"Why don't you just kill me?"
I was hunched over in the middle
of the room, half crying, half yelling. My face was throbbing where my stepfather had
punched me, and something inside me had just cracked. For the first time since he had started
physically and sexually abusing me eight years earlier, I stood up to him. But it wasn't bravery that compelled me. It was total and complete despair. I just didn't care anymore. I was fifteen years old, and I wanted to die.
My stepfather pulled back for a
moment in surprise. I had never
challenged him before, and my cry from the heart seemed to deflate him. I stumbled into my room and collapsed on my
bed, but I didn't weep. I huddled there with my arms wrapped around my body and
withdrew into a safe state of numbness where I felt nothing.
People who work with abused
children will tell you that this type of disassociation is a common mode of
survival. In some cases, the disassociative state becomes permanent, and the psychic
injury never heals. At that moment, I was dangerously close to slipping off the
edge.
On the day I confronted my
stepfather, I guess my words struck a chord because he never touched me
again. But it hardly mattered; the
damage was already done. I had become
weak, fearful, and empty - the product of a lifetime of physical and sexual
abuse.
The feeling of weakness, the
disassociation, developed with time. In
the beginning, I fought tooth and nail.
Even as a very young child, I knew it was wrong when my stepfather touched
me. I kicked and yelled. I screamed, "I hate you!" and "You're a
bad man!" My one victory was that
he never achieved penetration, but in every other way, he won. Each time my
stepfather hit me, I went deeper inside.
Each time he touched me, I became colder and more unfeeling. Eventually, I stopped fighting. Since I didn't have the power to stop him, I
simply gave up. Over time, failure
became an easy place to be. I was used
to feeling weak, to saying, "I can't stop this!" When you're abused
as a child, you feel helpless and learn to withdraw. You try to protect yourself with frailty,
with invisibility. I became a weak,
frightened young woman who lived in shadows.
My stepfather got away with the
abuse because my mother was constantly working to support us; he was always between
jobs. I never told my mother what was
happening. My stepfather convinced me
she wouldn't believe me. He loved to taunt me with that: "You're nobody, and nobody will believe
you."
But my mother had her own
grievances with the cruel man who lived in our house, and their marriage
finally ended. I still remember the day
she kicked him out. AS he left the house, he reached out and tried to kiss me.
I turned my back and closed the door. A
weight was lifted from my shoulders, but it took me many years to sort out my
feelings. I'm still putting together the pieces of that puzzle now.

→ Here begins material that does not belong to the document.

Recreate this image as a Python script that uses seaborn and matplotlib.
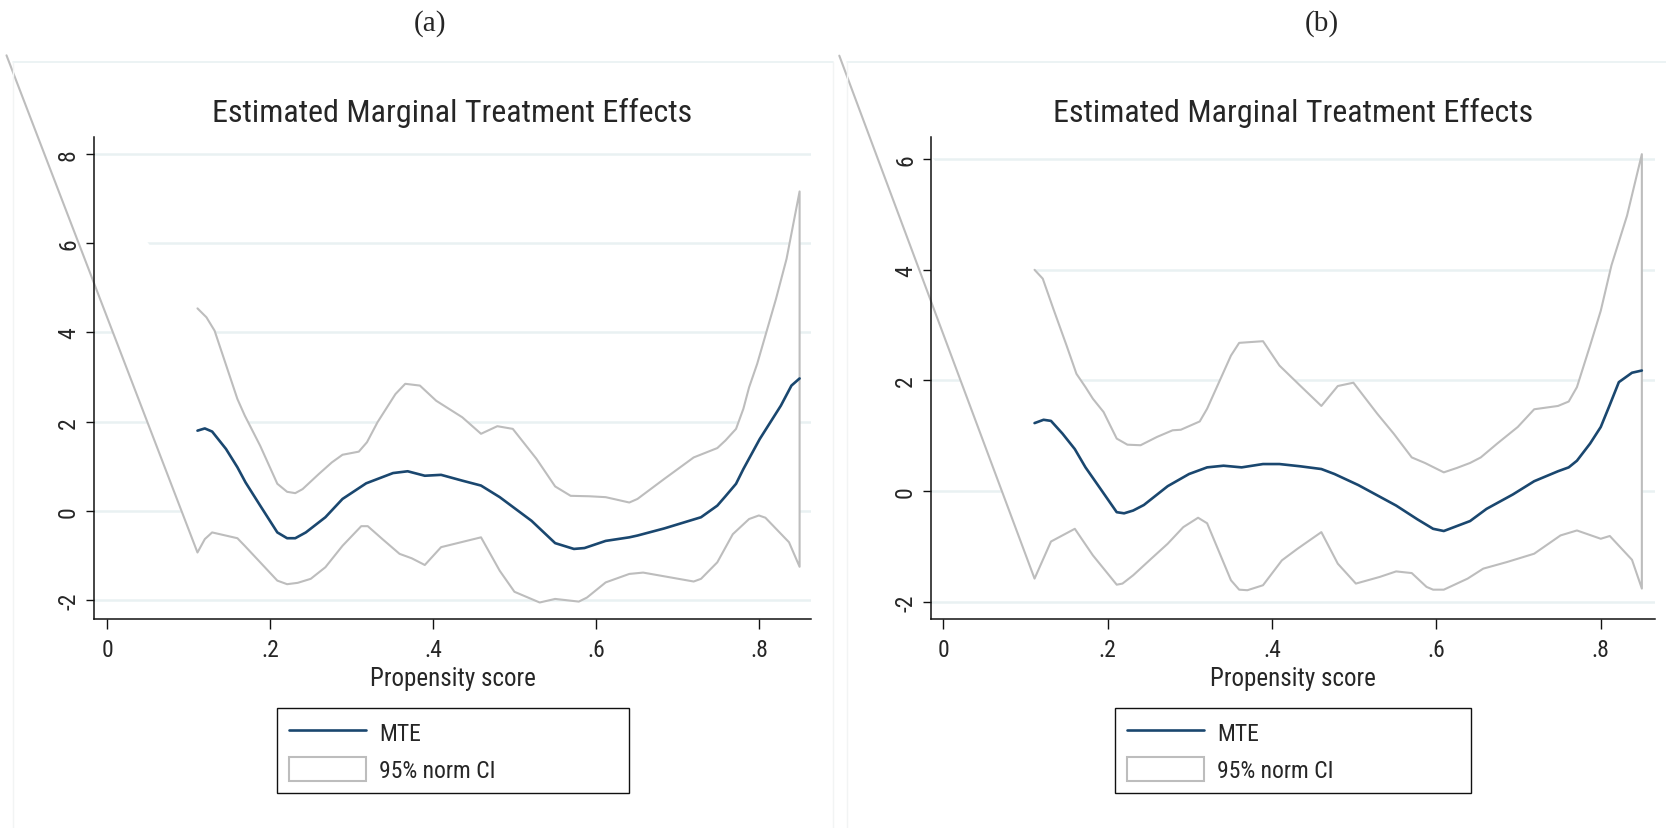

Today, at thirty-two, I can
vividly remember the sensation of feeling that life held nothing for me. My
stepfather tried to take away my identity, my strength. But in the end I was
lucky. I'm telling this story for the
first time because I know that before a woman can get fit, strong, and
beautiful, she first has to know she exists - and push through the greatest
barrier of all - the inability to believe in herself.